To select the zoom level in Camera Raw:

1. Click on the pop-up window on the lower-left side of the viewing area.

2. Choose Fit in View to make the entire image visible in the viewing area. (The Fit in View option will set different files to different zoom amounts, depending on the original file size.) Double-clicking on the Hand tool (found in the toolbar at the top of the viewing area) also makes the entire image visible in the viewing area.

The keyboard shortcut Ctrl-0 will also set the image to Fit in Window size. Use higher magnification percentages to zoom in. You can also use the Ctrl-[+] and Ctrl-[-] keystrokes to zoom in or out. Plus and Minus buttons are also found in the lower-left corner of the Camera Raw viewing window. Standard Photoshop magnifying keyboard commands also work. Place your cursor over the area you wish to be centered and then use Ctrl-click to zoom in, or Ctrl-Alt-click to zoom out.

3. You can also use the toolbox Zoom tool.

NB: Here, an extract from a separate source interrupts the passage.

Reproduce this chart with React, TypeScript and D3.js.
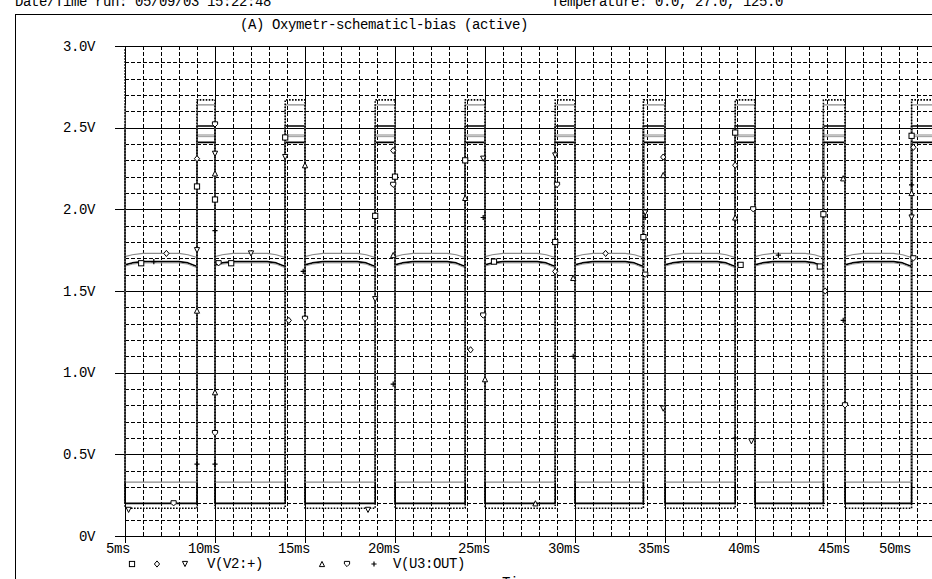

Select it by clicking on the icon or using the keystroke Z. Hold your cursor over the area you wish to zoom in or zoom out. Use Option-click (Alt-click) to zoom out, or just click if you want to zoom in. You can also simply drag the cursor over the area of interest and release to zoom.

The Hand Tool To navigate a zoomed image with the Hand tool:

1. Click the Hand tool icon (found at the top of the viewing area or use the keystroke H.

2. Place your cursor over the image area and click and drag the image into position. The open hand becomes a clenched fist until your release your mouse.

3. Select the Hand tool at any time by holding the space bar. Your cursor will change to a hand.